# Salted Nuts



## akhomesteader (Jan 5, 2006)

How can I make the salt and other seasonings stick better when I try to make salted nuts (pecans, peanuts, walnuts, etc.)? Here's what I've been doing: I drizzle about a tablespoon of olive oil over about a pound of nuts, and coat. Then I sprinkle salt and sometimes other seasonings like garlic, chili powder, stir well, spread in a pan, and then bake at low heat until there's a good texture. But most of the seasonings fall to the bottom of the bowl later. Any suggestions?

Thanks

Jenny


----------



## LisaBug (Oct 13, 2002)

We had a hard time getting the seasonings to stick, too.

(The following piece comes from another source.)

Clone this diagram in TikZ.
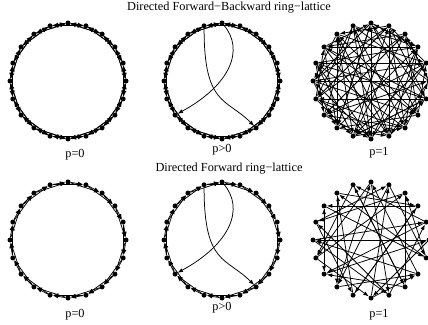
\documentclass[tikz,border=0pt]{standalone}
\usepackage{fontspec}
\setmainfont{Liberation Serif}
\usetikzlibrary{arrows.meta}

\begin{document}
\begin{tikzpicture}[x=1pt,y=1pt,font=\fontsize{12.3}{14}\selectfont,
  vert/.style={circle,fill=black,inner sep=0pt,minimum size=5pt},
  arc/.style={-{Latex[length=5.5pt,width=4pt]},line width=.75pt}]
  \useasboundingbox (0,0) rectangle (428,324);

  \node (topttl) at (229,316) {Directed Forward−Backward ring−lattice};
  \node (botttl) at (229,155) {Directed Forward ring−lattice};

  \node (pa) at (75,169) {p=0};
  \node (pb) at (222,174) {p>0};
  \node (pc) at (379,171) {p=1};
  \node (pd) at (75,9) {p=0};
  \node (pe) at (222,16) {p>0};
  \node (pf) at (379,9) {p=1};

  % vertices of the six rings
  \foreach \p/\cx/\cy in {a/68/243,b/222/243,c/371/243,d/68/84,e/222/84,f/371/84}
    \foreach \i in {0,...,19}
      \node[vert] (\p\i) at ({\cx+58*cos(90-18*\i)},{\cy+58*sin(90-18*\i)}) {};

  % ring-lattice, forward
  \foreach \p in {a,b,d,e}
    \foreach \i in {0,...,19} {
      \pgfmathtruncatemacro\j{mod(\i+1,20)}
      \pgfmathtruncatemacro\k{mod(\i+2,20)}
      \draw[arc] (\p\i) -- (\p\j);
      \draw[arc] (\p\i) -- (\p\k);
    }
  % ring-lattice, backward
  \foreach \p in {a,b}
    \foreach \i in {0,...,19} {
      \pgfmathtruncatemacro\j{mod(\i+1,20)}
      \pgfmathtruncatemacro\k{mod(\i+2,20)}
      \draw[arc] (\p\j) -- (\p\i);
      \draw[arc] (\p\k) -- (\p\i);
    }

  % rewired
  \foreach \p in {b,e} {
    \draw[arc] (\p19) .. controls +(0,-80) and +(-30,30) .. (\p8);
    \draw[arc] (\p0) .. controls +(23,-27) and +(55,30) .. (\p13);
  }

  % random, p=1
  \foreach \s/\ts in {0/{7,12,15,3},1/{9,14,6,18},2/{11,17,5,13},3/{17,10,0,8},
      4/{16,11,1,13},5/{15,9,19,2},6/{14,0,11,17},7/{2,18,12,4},8/{16,1,13,5},
      9/{3,19,6,14},10/{0,15,4,18},11/{6,1,16,8},12/{18,3,9,0},13/{5,10,19,2},
      14/{8,2,11,17},15/{1,7,12,4},16/{10,3,6,13},17/{7,12,0,9},18/{4,9,15,11},
      19/{8,14,3,10}}
    \foreach \t in \ts
      \draw[arc] (c\s) -- (c\t);

  \foreach \s/\ts in {0/{9,14},1/{12,6},2/{16,8},3/{17,11},4/{13,19},5/{15,10},
      6/{18,2},7/{0,15},8/{19,13},9/{4,16},10/{1,7},11/{3,18},12/{7,0},
      13/{5,17},14/{10,2},15/{9,4},16/{11,1},17/{6,13},18/{12,3},19/{14,8}}
    \foreach \t in \ts
      \draw[arc] (f\s) -- (f\t);
\end{tikzpicture}
\end{document}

Then I came across this one: take one egg white, whip til frothy and add a tablespoon of water and 2 teaspoons of salt. Add the nuts, stir well then drain and put on your lightly oiled pan. Now the seasonings stick.


----------



## opalcab (May 16, 2011)

try a spice mill or a food processer to mill the salt into a fine salt flour is what it is called pour salt salt in the processer and let it run on high speed for about 5 minutes and you will get super fine salt and it should stick to the nuts


----------



## soulsurvivor (Jul 4, 2004)

I mix in a little amount of brown sugar to the seasonings. I like the complex taste of sweet/hot/salt and the sugar melts onto the nuts taking the other seasonings with it kicking and screaming all the way. . . ok, that was added drama, but you get the idea. lol.


----------



## LisaBug (Oct 13, 2002)

A little brown sugar........ That sounds like a great idea to try, especially with pecans. Do you add any sort of liquid?


----------



## unregistered5595 (Mar 3, 2003)

opalcab said:


> try a spice mill or a food processer to mill the salt into a fine salt flour is what it is called pour salt salt in the processer and let it run on high speed for about 5 minutes and you will get super fine salt and it should stick to the nuts


This works really well. I also use the spice mill/electric coffee grinder for making the seasoning more powdery. Thanks.


----------